> [PROBLEM TO WORK ON]: Repeat only the lines below that run from the line with "What D3.js code" to the line with "const yTicks = [0, 50, 100, 150, 200, 250, 300, 350];", ends included; skip every picture.

Records excerpted from a collection
☆ ☆ ☆ ☆

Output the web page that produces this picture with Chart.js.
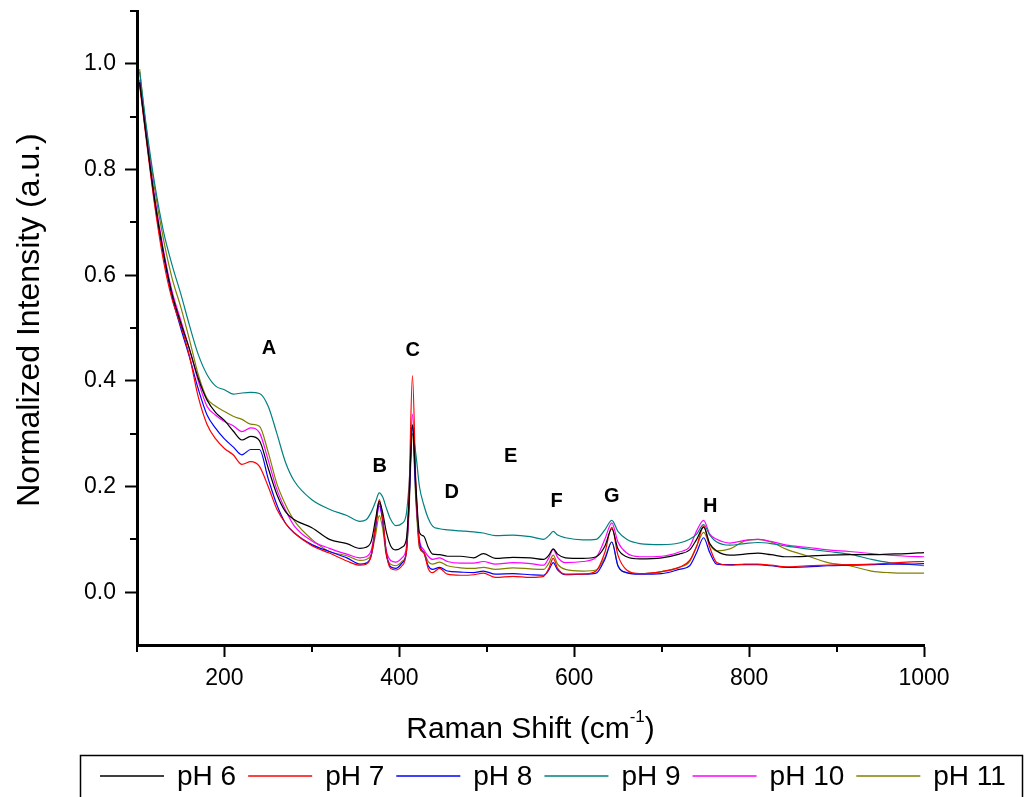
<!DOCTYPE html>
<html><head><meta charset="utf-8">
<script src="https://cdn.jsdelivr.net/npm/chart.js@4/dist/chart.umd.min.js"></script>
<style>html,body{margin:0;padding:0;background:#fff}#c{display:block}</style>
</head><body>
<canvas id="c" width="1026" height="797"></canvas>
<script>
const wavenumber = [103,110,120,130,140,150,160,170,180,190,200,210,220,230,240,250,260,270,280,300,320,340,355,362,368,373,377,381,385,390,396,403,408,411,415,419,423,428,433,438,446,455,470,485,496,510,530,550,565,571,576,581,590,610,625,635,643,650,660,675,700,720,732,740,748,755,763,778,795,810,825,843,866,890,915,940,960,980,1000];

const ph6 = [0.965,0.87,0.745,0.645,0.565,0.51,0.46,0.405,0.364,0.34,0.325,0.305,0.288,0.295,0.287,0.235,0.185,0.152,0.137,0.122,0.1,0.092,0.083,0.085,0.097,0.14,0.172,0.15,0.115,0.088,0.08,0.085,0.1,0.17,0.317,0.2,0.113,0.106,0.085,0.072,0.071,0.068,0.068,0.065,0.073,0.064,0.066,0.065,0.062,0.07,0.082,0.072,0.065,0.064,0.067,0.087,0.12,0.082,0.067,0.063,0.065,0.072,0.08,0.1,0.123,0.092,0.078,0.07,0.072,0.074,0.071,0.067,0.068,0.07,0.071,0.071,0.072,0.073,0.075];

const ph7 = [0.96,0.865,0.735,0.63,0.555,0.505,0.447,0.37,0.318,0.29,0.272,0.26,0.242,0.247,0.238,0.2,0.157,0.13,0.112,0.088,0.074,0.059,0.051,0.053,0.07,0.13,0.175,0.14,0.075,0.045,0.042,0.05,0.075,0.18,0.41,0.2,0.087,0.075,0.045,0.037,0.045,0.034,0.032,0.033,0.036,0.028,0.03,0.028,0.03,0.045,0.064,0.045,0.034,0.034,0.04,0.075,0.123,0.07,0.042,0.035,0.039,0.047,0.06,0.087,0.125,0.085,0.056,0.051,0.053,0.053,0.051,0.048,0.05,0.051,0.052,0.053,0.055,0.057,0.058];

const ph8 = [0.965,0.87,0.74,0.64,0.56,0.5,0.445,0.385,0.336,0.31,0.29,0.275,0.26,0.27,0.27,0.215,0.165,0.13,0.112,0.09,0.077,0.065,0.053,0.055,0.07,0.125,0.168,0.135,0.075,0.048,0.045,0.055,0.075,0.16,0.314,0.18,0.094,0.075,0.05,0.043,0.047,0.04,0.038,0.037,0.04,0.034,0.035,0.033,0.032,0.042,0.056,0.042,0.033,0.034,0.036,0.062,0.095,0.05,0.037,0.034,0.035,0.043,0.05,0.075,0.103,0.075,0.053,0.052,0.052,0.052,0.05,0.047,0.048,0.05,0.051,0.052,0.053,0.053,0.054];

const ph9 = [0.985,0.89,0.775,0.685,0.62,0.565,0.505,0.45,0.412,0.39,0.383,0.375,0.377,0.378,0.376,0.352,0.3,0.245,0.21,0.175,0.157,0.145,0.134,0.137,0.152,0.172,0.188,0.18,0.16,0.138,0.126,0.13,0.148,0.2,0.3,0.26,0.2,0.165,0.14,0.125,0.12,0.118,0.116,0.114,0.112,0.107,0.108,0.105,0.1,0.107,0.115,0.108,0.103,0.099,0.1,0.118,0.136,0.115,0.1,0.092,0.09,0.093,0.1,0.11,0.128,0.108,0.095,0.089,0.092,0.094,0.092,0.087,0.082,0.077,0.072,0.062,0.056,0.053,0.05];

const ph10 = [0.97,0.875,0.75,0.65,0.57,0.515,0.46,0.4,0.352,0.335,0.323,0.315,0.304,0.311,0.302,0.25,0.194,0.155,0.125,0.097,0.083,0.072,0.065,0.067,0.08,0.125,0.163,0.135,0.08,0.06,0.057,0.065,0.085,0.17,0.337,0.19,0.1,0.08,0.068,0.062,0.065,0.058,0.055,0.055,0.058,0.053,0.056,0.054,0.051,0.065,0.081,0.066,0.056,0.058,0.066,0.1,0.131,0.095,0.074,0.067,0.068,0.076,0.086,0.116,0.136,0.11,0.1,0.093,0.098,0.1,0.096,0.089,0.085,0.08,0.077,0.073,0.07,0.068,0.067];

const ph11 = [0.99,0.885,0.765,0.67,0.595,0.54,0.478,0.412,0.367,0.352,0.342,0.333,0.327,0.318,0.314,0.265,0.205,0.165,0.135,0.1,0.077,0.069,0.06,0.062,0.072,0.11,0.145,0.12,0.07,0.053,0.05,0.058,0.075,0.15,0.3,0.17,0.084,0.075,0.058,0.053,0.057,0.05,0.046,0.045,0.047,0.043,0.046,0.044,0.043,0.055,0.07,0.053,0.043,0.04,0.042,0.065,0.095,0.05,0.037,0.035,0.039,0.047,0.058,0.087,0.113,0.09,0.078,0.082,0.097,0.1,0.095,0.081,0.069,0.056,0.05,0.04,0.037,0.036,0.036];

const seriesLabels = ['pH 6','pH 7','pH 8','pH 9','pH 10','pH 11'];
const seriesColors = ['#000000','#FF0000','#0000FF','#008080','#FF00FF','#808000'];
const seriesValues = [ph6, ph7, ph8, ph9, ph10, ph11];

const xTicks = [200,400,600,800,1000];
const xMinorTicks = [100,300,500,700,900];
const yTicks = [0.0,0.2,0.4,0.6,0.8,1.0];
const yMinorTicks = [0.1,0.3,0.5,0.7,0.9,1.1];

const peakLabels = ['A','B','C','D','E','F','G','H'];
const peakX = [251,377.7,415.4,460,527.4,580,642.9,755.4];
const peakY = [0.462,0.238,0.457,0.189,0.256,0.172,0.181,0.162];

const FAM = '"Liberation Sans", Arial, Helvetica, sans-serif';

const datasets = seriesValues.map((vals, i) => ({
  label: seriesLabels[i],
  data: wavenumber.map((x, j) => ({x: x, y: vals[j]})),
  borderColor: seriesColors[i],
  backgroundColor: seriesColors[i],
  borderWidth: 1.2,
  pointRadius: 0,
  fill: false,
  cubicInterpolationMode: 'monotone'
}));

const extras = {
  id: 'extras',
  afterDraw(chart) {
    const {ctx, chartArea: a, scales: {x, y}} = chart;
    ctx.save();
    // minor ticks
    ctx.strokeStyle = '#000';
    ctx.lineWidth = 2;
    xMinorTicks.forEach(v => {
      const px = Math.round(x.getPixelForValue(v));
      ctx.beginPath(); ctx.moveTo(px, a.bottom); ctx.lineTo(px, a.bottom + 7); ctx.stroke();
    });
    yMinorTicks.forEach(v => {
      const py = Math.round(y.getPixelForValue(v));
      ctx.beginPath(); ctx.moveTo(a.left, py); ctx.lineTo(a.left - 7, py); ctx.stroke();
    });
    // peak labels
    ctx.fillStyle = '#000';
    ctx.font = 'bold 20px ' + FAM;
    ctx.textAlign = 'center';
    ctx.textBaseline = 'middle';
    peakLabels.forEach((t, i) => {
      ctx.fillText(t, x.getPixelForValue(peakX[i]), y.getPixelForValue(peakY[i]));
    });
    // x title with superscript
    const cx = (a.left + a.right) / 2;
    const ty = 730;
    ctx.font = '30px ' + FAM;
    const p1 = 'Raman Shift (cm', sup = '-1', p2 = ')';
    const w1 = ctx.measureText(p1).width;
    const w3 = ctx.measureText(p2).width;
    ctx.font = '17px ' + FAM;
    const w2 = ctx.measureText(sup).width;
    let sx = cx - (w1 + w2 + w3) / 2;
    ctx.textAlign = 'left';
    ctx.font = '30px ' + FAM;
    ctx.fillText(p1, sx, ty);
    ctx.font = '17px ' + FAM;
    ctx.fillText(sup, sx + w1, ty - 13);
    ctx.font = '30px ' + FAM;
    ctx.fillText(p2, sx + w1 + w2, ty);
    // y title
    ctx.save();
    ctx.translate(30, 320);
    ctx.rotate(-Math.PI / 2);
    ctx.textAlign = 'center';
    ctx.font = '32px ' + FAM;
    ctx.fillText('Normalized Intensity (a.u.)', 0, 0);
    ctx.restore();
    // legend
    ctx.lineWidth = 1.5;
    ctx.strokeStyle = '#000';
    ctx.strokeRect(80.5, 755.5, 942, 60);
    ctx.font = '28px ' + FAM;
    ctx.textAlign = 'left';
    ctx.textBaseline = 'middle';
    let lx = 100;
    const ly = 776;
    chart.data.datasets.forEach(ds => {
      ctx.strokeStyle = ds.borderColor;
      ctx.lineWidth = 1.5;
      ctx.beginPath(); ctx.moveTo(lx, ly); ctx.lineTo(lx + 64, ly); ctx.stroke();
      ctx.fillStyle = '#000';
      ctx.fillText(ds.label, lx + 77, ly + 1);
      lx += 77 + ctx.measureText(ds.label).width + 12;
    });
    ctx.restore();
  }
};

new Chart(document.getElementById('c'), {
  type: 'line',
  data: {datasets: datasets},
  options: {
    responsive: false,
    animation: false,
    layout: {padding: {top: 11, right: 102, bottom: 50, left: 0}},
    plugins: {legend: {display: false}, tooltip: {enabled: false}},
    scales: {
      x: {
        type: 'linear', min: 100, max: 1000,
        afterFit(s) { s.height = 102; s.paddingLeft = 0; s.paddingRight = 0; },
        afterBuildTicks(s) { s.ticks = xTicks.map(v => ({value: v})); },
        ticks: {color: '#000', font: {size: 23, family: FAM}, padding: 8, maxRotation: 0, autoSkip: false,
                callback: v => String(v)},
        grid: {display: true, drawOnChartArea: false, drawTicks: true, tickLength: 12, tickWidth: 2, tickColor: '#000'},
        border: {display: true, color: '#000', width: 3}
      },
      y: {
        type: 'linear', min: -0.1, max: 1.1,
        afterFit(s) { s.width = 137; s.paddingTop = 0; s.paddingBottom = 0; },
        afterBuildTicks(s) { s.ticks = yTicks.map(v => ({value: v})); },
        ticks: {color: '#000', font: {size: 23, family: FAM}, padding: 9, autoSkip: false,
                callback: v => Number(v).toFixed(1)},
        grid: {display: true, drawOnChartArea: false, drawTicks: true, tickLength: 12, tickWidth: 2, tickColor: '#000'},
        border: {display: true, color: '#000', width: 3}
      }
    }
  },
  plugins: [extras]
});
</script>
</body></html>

☆ ☆ ☆ ☆

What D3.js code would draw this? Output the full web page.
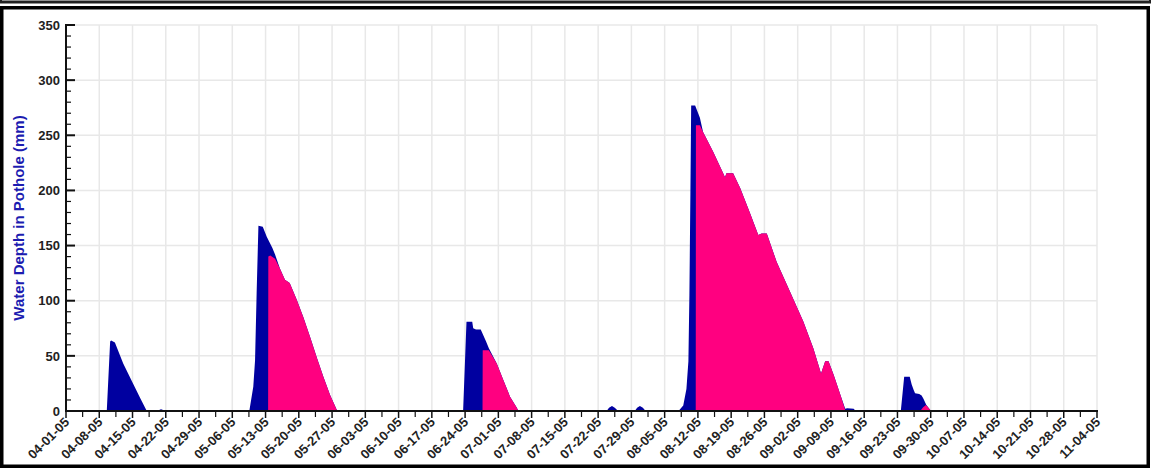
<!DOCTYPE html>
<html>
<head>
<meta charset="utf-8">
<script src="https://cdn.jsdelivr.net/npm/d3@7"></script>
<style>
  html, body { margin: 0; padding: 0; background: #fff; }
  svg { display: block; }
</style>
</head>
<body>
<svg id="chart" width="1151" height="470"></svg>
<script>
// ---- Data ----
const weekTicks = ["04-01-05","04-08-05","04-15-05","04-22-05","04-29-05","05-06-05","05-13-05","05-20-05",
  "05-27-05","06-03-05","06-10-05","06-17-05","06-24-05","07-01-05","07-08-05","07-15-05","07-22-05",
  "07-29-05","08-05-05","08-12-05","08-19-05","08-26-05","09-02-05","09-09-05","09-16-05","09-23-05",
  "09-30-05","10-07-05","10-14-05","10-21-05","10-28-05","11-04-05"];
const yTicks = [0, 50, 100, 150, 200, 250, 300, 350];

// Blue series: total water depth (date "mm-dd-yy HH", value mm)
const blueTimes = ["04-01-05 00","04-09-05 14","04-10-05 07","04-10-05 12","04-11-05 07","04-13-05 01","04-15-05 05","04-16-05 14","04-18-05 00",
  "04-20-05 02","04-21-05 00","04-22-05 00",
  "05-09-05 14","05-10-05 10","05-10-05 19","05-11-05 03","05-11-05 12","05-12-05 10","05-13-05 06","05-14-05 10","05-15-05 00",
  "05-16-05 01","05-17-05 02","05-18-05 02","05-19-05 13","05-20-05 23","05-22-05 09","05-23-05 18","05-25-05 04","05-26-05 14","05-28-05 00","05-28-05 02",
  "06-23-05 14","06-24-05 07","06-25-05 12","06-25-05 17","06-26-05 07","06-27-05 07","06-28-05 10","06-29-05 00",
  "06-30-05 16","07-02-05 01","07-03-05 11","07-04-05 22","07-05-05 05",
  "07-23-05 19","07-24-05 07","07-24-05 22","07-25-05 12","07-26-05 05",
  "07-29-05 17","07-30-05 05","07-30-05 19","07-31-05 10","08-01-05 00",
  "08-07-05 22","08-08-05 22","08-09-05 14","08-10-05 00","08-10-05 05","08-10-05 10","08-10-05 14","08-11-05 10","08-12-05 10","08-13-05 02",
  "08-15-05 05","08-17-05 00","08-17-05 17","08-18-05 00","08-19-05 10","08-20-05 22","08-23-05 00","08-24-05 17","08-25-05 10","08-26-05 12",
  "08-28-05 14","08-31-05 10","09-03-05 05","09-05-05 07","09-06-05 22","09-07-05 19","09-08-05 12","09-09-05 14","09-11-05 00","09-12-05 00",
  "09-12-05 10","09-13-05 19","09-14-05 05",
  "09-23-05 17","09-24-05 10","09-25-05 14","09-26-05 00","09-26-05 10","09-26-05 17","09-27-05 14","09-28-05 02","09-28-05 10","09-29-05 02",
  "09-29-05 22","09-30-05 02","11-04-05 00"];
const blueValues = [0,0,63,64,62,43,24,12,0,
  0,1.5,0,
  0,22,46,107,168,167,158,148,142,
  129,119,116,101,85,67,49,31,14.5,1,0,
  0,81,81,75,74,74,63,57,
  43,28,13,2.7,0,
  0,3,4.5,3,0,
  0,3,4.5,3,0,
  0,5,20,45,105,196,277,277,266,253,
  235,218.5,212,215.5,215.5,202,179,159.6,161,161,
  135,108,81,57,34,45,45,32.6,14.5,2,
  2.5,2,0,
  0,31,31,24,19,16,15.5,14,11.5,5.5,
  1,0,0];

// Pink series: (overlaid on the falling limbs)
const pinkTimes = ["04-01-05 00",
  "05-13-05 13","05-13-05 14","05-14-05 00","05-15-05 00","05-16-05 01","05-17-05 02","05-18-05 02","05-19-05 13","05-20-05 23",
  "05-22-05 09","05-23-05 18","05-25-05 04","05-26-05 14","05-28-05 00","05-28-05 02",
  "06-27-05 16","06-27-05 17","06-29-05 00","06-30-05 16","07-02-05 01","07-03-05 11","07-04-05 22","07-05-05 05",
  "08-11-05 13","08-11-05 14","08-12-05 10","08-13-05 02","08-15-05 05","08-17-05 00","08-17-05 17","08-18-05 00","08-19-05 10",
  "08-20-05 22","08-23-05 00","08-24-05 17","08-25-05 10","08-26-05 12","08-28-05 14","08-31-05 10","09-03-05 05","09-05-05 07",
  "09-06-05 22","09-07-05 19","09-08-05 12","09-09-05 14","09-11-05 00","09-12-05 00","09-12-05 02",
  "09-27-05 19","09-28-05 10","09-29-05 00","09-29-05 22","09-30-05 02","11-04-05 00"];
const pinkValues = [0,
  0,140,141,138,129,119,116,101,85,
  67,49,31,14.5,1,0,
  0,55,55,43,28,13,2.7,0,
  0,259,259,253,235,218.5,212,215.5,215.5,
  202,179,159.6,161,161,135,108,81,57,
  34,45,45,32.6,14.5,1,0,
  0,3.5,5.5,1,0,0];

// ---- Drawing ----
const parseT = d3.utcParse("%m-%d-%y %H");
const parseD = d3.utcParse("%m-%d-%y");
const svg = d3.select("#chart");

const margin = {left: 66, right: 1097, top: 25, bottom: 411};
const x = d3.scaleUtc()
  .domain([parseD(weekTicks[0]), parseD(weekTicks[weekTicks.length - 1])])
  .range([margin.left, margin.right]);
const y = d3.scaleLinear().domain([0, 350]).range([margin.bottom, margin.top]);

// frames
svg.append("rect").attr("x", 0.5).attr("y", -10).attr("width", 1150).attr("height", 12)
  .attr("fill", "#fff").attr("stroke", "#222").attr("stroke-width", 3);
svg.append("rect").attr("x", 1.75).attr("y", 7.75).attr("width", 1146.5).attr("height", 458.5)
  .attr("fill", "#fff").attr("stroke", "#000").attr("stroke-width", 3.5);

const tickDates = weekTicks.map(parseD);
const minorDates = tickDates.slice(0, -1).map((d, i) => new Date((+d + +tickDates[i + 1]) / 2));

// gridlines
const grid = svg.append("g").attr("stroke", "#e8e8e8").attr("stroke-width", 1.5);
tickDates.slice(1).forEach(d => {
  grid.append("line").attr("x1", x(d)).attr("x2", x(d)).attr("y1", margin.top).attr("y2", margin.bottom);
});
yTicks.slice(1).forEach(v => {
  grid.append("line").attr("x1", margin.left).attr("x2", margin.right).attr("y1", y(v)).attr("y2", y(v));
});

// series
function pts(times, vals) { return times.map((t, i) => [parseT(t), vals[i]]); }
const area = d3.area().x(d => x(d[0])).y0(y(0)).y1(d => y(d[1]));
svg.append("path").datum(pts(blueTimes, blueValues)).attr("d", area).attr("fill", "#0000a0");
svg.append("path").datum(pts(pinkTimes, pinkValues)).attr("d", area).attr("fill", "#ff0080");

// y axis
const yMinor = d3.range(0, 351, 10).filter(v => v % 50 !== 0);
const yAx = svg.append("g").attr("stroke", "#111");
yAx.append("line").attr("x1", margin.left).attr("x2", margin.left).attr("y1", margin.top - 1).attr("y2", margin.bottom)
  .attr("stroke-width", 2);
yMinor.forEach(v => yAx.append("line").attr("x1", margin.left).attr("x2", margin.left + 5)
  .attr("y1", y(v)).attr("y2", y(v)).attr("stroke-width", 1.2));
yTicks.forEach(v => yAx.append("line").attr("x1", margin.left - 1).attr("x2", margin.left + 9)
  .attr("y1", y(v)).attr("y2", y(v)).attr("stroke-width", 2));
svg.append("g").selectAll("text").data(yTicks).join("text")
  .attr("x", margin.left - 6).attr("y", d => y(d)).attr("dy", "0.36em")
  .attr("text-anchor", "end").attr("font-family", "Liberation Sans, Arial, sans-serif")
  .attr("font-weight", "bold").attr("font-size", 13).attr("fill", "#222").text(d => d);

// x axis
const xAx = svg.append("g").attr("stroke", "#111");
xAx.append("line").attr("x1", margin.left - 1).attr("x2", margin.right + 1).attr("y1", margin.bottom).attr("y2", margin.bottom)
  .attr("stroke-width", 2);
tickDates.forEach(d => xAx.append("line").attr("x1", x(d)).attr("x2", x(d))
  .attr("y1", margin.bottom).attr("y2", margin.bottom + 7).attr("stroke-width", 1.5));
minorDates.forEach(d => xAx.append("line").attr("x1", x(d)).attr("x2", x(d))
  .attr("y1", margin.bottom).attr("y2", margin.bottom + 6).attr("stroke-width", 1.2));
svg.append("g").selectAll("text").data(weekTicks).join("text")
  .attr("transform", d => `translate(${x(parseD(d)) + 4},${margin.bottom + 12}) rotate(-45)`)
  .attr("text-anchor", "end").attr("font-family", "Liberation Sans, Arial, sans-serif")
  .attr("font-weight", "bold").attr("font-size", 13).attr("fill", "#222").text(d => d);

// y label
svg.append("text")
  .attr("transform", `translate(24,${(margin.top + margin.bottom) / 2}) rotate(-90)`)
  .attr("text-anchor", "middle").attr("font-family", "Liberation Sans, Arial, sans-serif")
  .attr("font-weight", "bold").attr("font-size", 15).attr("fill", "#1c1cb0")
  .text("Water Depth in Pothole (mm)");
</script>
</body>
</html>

☆ ☆ ☆ ☆

> [COMPLETE OUTPUT]:
What D3.js code would draw this? Output the full web page.
<!DOCTYPE html>
<html>
<head>
<meta charset="utf-8">
<script src="https://cdn.jsdelivr.net/npm/d3@7"></script>
<style>
  html, body { margin: 0; padding: 0; background: #fff; }
  svg { display: block; }
</style>
</head>
<body>
<svg id="chart" width="1151" height="470"></svg>
<script>
// ---- Data ----
const weekTicks = ["04-01-05","04-08-05","04-15-05","04-22-05","04-29-05","05-06-05","05-13-05","05-20-05",
  "05-27-05","06-03-05","06-10-05","06-17-05","06-24-05","07-01-05","07-08-05","07-15-05","07-22-05",
  "07-29-05","08-05-05","08-12-05","08-19-05","08-26-05","09-02-05","09-09-05","09-16-05","09-23-05",
  "09-30-05","10-07-05","10-14-05","10-21-05","10-28-05","11-04-05"];
const yTicks = [0, 50, 100, 150, 200, 250, 300, 350];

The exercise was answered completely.